▶ **Exercise brief**:
Retype the lines beneath this one, from the first through the line containing "plt.rcParams['font.family'] = ['Open". Pictures are left out.

▶ **Dataset excerpt**:
=-=-=-=-=
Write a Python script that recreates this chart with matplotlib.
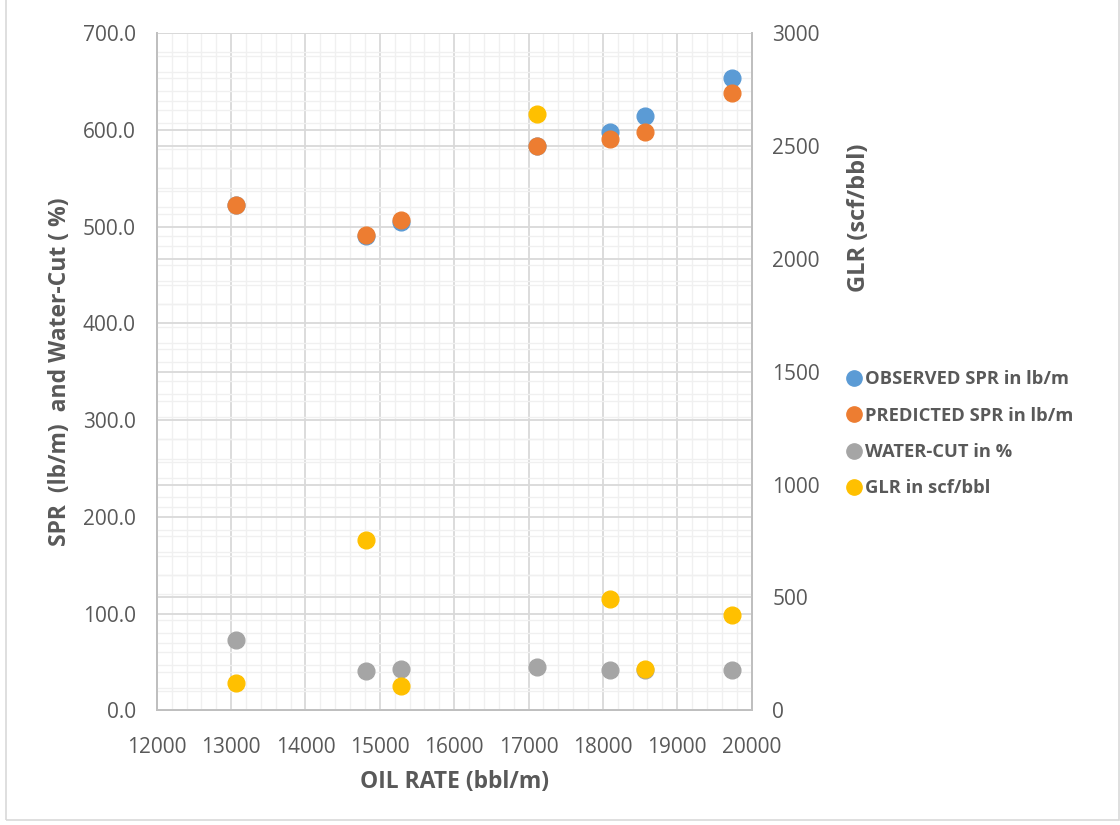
import numpy as np
import matplotlib.pyplot as plt
from matplotlib.ticker import MultipleLocator, FormatStrFormatter
from matplotlib.lines import Line2D

plt.rcParams['font.family'] = ['Open Sans', 'DejaVu Sans']

# Data
oil_rate = [13060, 14820, 15280, 17110, 18100, 18570, 19740]
observed_spr = [522, 490, 505, 583, 598, 614, 653]
predicted_spr = [522, 491, 507, 583, 590, 598, 638]
water_cut = [73, 41, 43, 45, 42, 42, 42]
glr = [120, 753, 106, 2641, 492, 182, 421]

c_obs = '#5B9BD5'
c_pred = '#ED7D31'
c_wc = '#A5A5A5'
c_glr = '#FFC000'
txt = '#595959'

fig = plt.figure(figsize=(11.2, 8.25), dpi=100)
ax = fig.add_axes([0.140, 0.139, 0.531, 0.821])
ax2 = ax.twinx()

ax.set_xlim(12000, 20000)
ax.set_ylim(0, 700)
ax2.set_ylim(0, 3000)

ax.xaxis.set_major_locator(MultipleLocator(1000))
ax.xaxis.set_minor_locator(MultipleLocator(200))
ax.yaxis.set_major_locator(MultipleLocator(100))
ax.yaxis.set_minor_locator(MultipleLocator(20))
ax.yaxis.set_major_formatter(FormatStrFormatter('%.1f'))
ax2.yaxis.set_major_locator(MultipleLocator(500))
ax2.yaxis.set_minor_locator(MultipleLocator(100))

# grids
ax.grid(which='major', color='#D9D9D9', lw=1.3)
ax.grid(which='minor', color='#F0F0F0', lw=1.0)
ax2.grid(which='major', axis='y', color='#D9D9D9', lw=1.3)
ax2.grid(which='minor', axis='y', color='#F0F0F0', lw=1.0)
ax.set_axisbelow(True)
ax2.set_axisbelow(True)

for a in (ax, ax2):
    for s in a.spines.values():
        s.set_color('#BFBFBF')
        s.set_linewidth(1.3)
    a.spines['top'].set_visible(False)
    a.tick_params(which='both', length=0, labelsize=15, labelcolor=txt, pad=15)
ax.tick_params(axis='x', pad=19)

# all points on the top axes so no grid line crosses them
ax2.scatter(oil_rate, observed_spr, s=145, color=c_obs, zorder=3, transform=ax.transData)
ax2.scatter(oil_rate, predicted_spr, s=145, color=c_pred, zorder=3, transform=ax.transData)
ax2.scatter(oil_rate, water_cut, s=145, color=c_wc, zorder=3, transform=ax.transData)
ax2.scatter(oil_rate, glr, s=145, color=c_glr, zorder=3)
ax2.set_ylim(0, 3000)

ax.set_xlabel('OIL RATE (bbl/m)', fontsize=16.5, fontweight='bold', color=txt, labelpad=9)
ax.set_ylabel('SPR  (lb/m)  and Water-Cut ( %)', fontsize=16.5, fontweight='bold', color=txt, labelpad=8)
ax2.set_ylabel('GLR (scf/bbl)', fontsize=17, fontweight='bold', color=txt)
ax2.yaxis.set_label_coords(1.16, 0.727)

labels = ['OBSERVED SPR in lb/m', 'PREDICTED SPR in lb/m', 'WATER-CUT in %', 'GLR in scf/bbl']
colors = [c_obs, c_pred, c_wc, c_glr]
handles = [Line2D([], [], ls='', marker='o', ms=11, color=c) for c in colors]
leg = fig.legend(handles, labels, loc='upper left', bbox_to_anchor=(0.74, 0.571),
                 frameon=False, handletextpad=0.1, labelspacing=1.0, handlelength=1.0,
                 prop={'size': 13.2, 'weight': 'bold'})
for t in leg.get_texts():
    t.set_color(txt)

# figure border
fig.add_artist(plt.Rectangle((0.005, 0.006), 0.994, 1.2, transform=fig.transFigure,
                             fill=False, edgecolor='#D9D9D9', lw=1.2))

fig.savefig('out.png', dpi=100)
=-=-=-=-=
▶ **Solution to this exercise**:
Write a Python script that recreates this chart with matplotlib.
import numpy as np
import matplotlib.pyplot as plt
from matplotlib.ticker import MultipleLocator, FormatStrFormatter
from matplotlib.lines import Line2D

plt.rcParams['font.family'] = ['Open Sans', 'DejaVu Sans']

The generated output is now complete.